I read up quite a bit about techniques and food on the internet, and this knowledge has made me more cognizant and appreciative of things that I would’ve otherwise taken for granted or not noticed. I believe that food cooked with love and passion tastes even better when shared. So many discoveries, successful experiments, scalded skin, burnt cake-bottoms and what not! Cooking makes me complete and adds a lot of meaning to everyday life. (Vaishnavi Rao)
Violinist VVS Murari is a leading musician of the Carnatic tradition of Southern India. In a land of great artistic family lineages, Murari traces his musical lineage back to the 18th-century composer Muttuswami Dikshatar and the famous Maharaja Swati Tirunal of Travancore. He is known for his adherence to tradition. When he is not traveling, Murari spends his home time entertaining his two young daughters and making them a variety of delicacies. Yes! He is a foodie in the deepest sense. He enjoys cooking and makes unusual dishes with pasta, rice, vegetables, and spices. When he cooks, his adherence to tradition is transformed into a pursuit of culinary perfection. His first essay was a transformation of a vegetable thogaiyal he found in our kitchen. We look forward to his signature dishes, recipes and, fine photographs. Perhaps some music too. “It’s all about passion!” he says. “Whether it is music or cooking.” My passion got ignited just by watching the chefs cook delicious dishes on a day to day basis. Simple yet brilliant was the idea, even today! The science behind using the spices that we use on a daily basis still baffles me. Cooking is a creative art that reaches everyone, touching their hearts and souls. It also relaxes oneself to a great extent. Many a time, after a long stressful work week, I have opted to cook over the weekends. I started cooking when I was in middle school; mostly South Indian dishes. When I started to travel, I got to taste different cuisines, be part of different cultures. I started to try out and have a creative twist each time. It is essential for a chef to have flair, calculation and, the logic behind the cooking. I feel I have imbibed it naturally. I have tried cuisines like North Indian, Srilankan, Malaysian, Chinese to some extent. But settled and happy to be focusing on South Indian and Italian.” – VVS Murari
Veeraraghavan Sundar will easily own up to being born and raised in Madras (not Chennai thank you), and bearing its indelible stamp. He gained an appreciation for the culinary arts at home, and by artfully pilfering coffee and treats from the kitchen operations of Iyengar weddings. As a corollary, he’s old enough to: 1. Remember when said weddings were three-day affairs., 2. Remember even older folks complaining about how short they were at 3 days., 3. To know better than to put red chillies in puliyotharai.
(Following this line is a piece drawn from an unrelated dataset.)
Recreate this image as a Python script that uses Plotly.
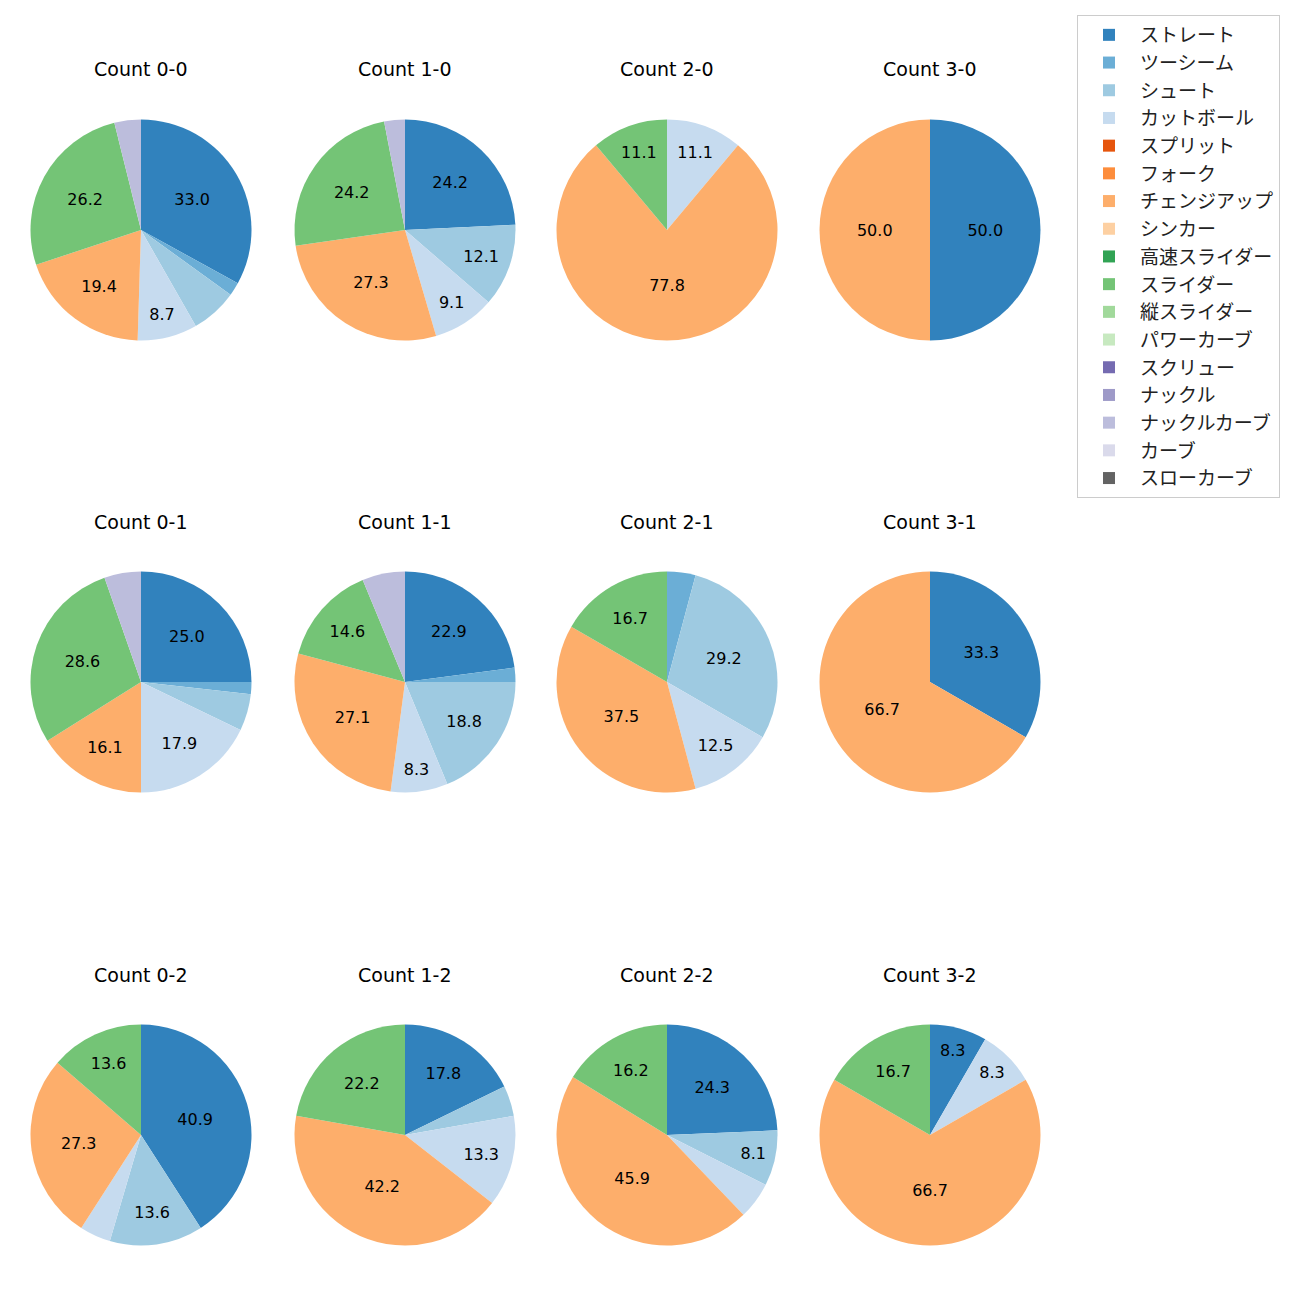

A six-year stint in the cultural melting pot of East Africa introduced him to the new wonders of Gujarati and Swahili cuisines and the transformative experience of drinking chai with a view of giraffes and Mount Kilimanjaro. He credits his mother with starting him cooking at a young age. A return to India, high school and a stint at IIT Madras did more to introduce him to Mughlai, Palakkad, Tanjore, Indo-Chinese and the inchoate ‘hostel’ styles of cooking. It wasn’t until he was on his own in graduate school that he had many more opportunities to experiment and try out recipes to his heart’s content, some of which thankfully will never see the light of day.
He enjoys cooking for friends and family, and a fun Saturday afternoon would be to put on music in the kitchen and see what happens with whatever the pantry holds. One of these years he may get to do that uninterrupted by his wife, his kids, or his goofy greyhound. He tends to treat recipes the way he treats corporate policies – as general guidelines that need not stand in the way of a true innovator. He asks that you read his contributions in the same spirit.
Chethana Venkataraghavan is a lawyer practicing in Mumbai. She credits The Office, The Wire, and her parents for getting her through law school, in that order. Kidding. My parents come before The Wire but after The Office. She has loved food for as long as she can remember. It all started when she was a baby, but unlike normal human babies, she wasn’t a fussy eater at all. Her mother often reminds her that when she inhaled the smell of freshly made idli wafting in from the kitchen, she would go, sit on the couch, and wait to be fed.
Chethana loves eating and has realized, after a surprisingly long time, that knowing how to cook means you can always eat whatever you want. She is trying to go vegan, and as a result, most of her recipes will be dairy free. She is also quite lazy, so the recipes will also be quite short. She is just learning how to cook and make things, so there will be a lot of written bloopers about accidents in the kitchen She does understand ‘written bloopers’ translates to ‘mistakes,’ but blames the blurred timeline between a 90s kid and a millennial for this confusing vocabulary.